Grund zur Freude über eine einmalige Entdeckung herrscht derzeit in der Diözesanbibliothek Münster: Der pensionierte Studiendirektor, Musikwissenschaftler und Musikpädagoge Dr. Franz Josef Ratte hat in den Beständen der Bibliothek vier Werke des Komponisten Carl Loewe entdeckt und eines davon als sogenannten Autographen identifiziert, also als von Loewe selbst handschriftlich aufgeschrieben.

Hintergrund der Entdeckung ist Loewes 150. Todestag am 20. April dieses Jahres. Aus diesem Anlass hatte Ratte im März in der Reihe Erbdrostenhofkonzerte des Theaters Münster einen Carl-Loewe-Abend konzipiert. Der Abend bezog sich auf einen Aufenthalt Loewes in Münster im Sommer 1837, von dem der Komponist in zwei Briefen an seine Frau berichtet hat.

Zur Vorbereitung des Loewe-Abends hatte Ratte seit Oktober 2017 umfangreich in der Berliner Staatsbibliothek und im Händel-Haus Halle recherchiert sowie Loewe-Handschriften in digitaler Form aus Stettin und Krakau beschafft. "Bei Recherchen für ein anderes Projekt habe ich dann zufällig die vier Loewe-Werke in der Diösesanbibliothek Münster entdeckt“, berichtet er, "darunter war das Manuskript eines ,Preußischen Rundgesangs‘ für Männerchor, auf dem vermerkt ist: ,Auf seinen König Friedrich Wilhelm III. für eine Festloge comp. v. Loewe.‘“

Bei der Übertragung des Manuskripts in eine praktische Chorausgabe für den Loewe-Abend seien ihm Übereinstimmungen im Noten- und Schriftbild mit ihm vorliegenden Loewe-Autographen aus Berlin, Halle und Krakau aufgefallen. "Bei genauer Prüfung, zu der auch ein im Umgang mit alten Schriften erfahrener Archivar herangezogen wurde, konnte das Manuskript als ein Autograph Carl Loewes identifiziert werden“, schildert Ratte weiter.

Der Experte stellt auch Überlegungen an, wie das Autograph in die Diözesanbibliothek gelangt sein könnte: "Wahrscheinlich hat Loewe das Stück bei seinem Besuch in Münster für die münstersche Loge geschrieben, von wo es über einen der Logenbrüder und dessen Nachlass in die Diösesanbibliothek gelangt sein könnte.“ Immerhin habe Loewe, der selbst der Stettiner Freimaurerloge angehörte, am 30. Juli 1837 die münstersche Freimaurerloge "Zu den drei Balken“ besucht.

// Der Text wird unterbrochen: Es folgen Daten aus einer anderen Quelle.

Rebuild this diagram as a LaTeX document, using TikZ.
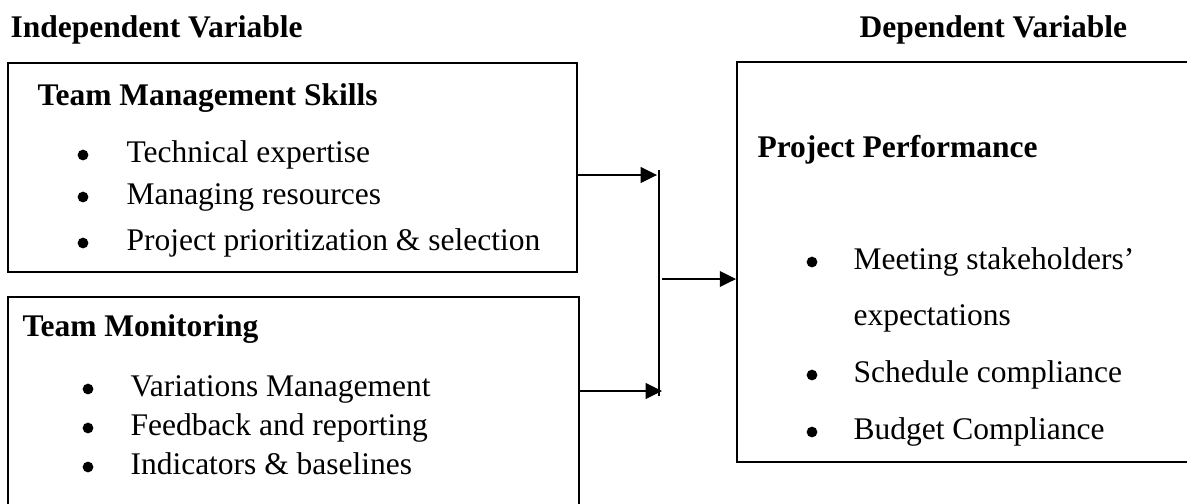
\documentclass[tikz,border=0pt]{standalone}
\usepackage{fontspec}
\setmainfont{Liberation Serif}
\usetikzlibrary{arrows.meta,fit}
\begin{document}
\begin{tikzpicture}[x=0.381pt,y=-0.381pt,
  box/.style={draw, line width=0.75pt, inner sep=0pt},
  lbl/.style={anchor=base west, inner sep=0pt, font=\fontsize{12}{14}\selectfont},
  hd/.style={anchor=base west, inner sep=0pt, font=\fontsize{12}{14}\selectfont\bfseries},
  dot/.style={circle, fill, inner sep=0pt, minimum size=4.1pt},
  arr/.style={line width=0.5pt, -{Triangle[length=6.2pt,width=6pt]}},
  ln/.style={line width=0.5pt}]
\useasboundingbox (0,0) rectangle (1187,503);
\clip (0,0) rectangle (1187,503);
% headings
\node[hd] (iv) at (10,37) {Independent Variable};
\node[hd] (dv) at (859,37) {Dependent Variable};
% box 1
\node[box, fit={(8,63) (577,272)}] (b1) {};
\node[hd] (t1) at (37,105) {Team Management Skills};
\node[dot] (d11) at (83,155) {};
\node[lbl] (i11) at (126,162) {Technical expertise};
\node[dot] (d12) at (83,197) {};
\node[lbl] (i12) at (126,204) {Managing resources};
\node[dot] (d13) at (83,243) {};
\node[lbl] (i13) at (126,250) {Project prioritization \& selection};
% box 2
\node[box, fit={(8,297) (579,530)}] (b2) {};
\node[hd] (t2) at (22,336) {Team Monitoring};
\node[dot] (d21) at (88,389) {};
\node[lbl] (i21) at (130,396) {Variations Management};
\node[dot] (d22) at (88,428) {};
\node[lbl] (i22) at (130,435) {Feedback and reporting};
\node[dot] (d23) at (88,467) {};
\node[lbl] (i23) at (130,474) {Indicators \& baselines};
% box 3
\node[box, fit={(737,62) (1200,462)}] (b3) {};
\node[hd] (t3) at (757,157) {Project Performance};
\node[dot] (d31) at (812,262) {};
\node[lbl] (i31) at (853,269) {Meeting stakeholders’};
\node[lbl] (i31b) at (853,325) {expectations};
\node[dot] (d32) at (812,375) {};
\node[lbl] (i32) at (853,382) {Schedule compliance};
\node[dot] (d33) at (812,432) {};
\node[lbl] (i33) at (853,439) {Budget Compliance};
% connectors
\coordinate (a1) at (657,175);
\coordinate (a2) at (662,391);
\coordinate (vt) at (659,170);
\coordinate (vb) at (659,396);
\coordinate (m0) at (662,279);
\draw[arr] (b1.east |- a1) -- (a1);
\draw[arr] (b2.east |- a2) -- (a2);
\draw[ln] (vt) -- (vb);
\draw[arr] (m0) -- (b3.west |- m0);
\end{tikzpicture}
\end{document}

Vielleicht hat der Komponist das Stück aber auch für ein Treffen mehrere Logen geschrieben. "Dafür könnte die Angabe ,Chorus aller Oriente‘ sprechen, die sich an einer Stelle des Manuskriptes befindet. Ein Logenbruder könnte es dann mit nach Münster gebracht haben“, erklärt Ratte. Mehr Gewissheit über die Entstehung könnte die Sichtung alter Protokolle, Mitgliederlisten und Schriftstücke der münsterschen Loge liefern, die sich im Stadtarchiv befinden. Da diese aber nur Mitgliedern der Loge zur Verfügung stehen, benötige die Auswertung noch Zeit.

Die Bedeutung von Rattes Entdeckung schmälert das nicht. Aus der in der Diözesanbibliothek beheimateten Santini-Sammlung seien bisher neben Autographen italienischer Meister eine bedeutende Handschrift von Georg Friedrich Händel und autographe Stimmenfragmente von Joseph Haydn bekannt. "Jetzt gesellt sich dazu ein Autograph eines berühmten deutschen Komponisten der Romantik“, freut sich Ratte.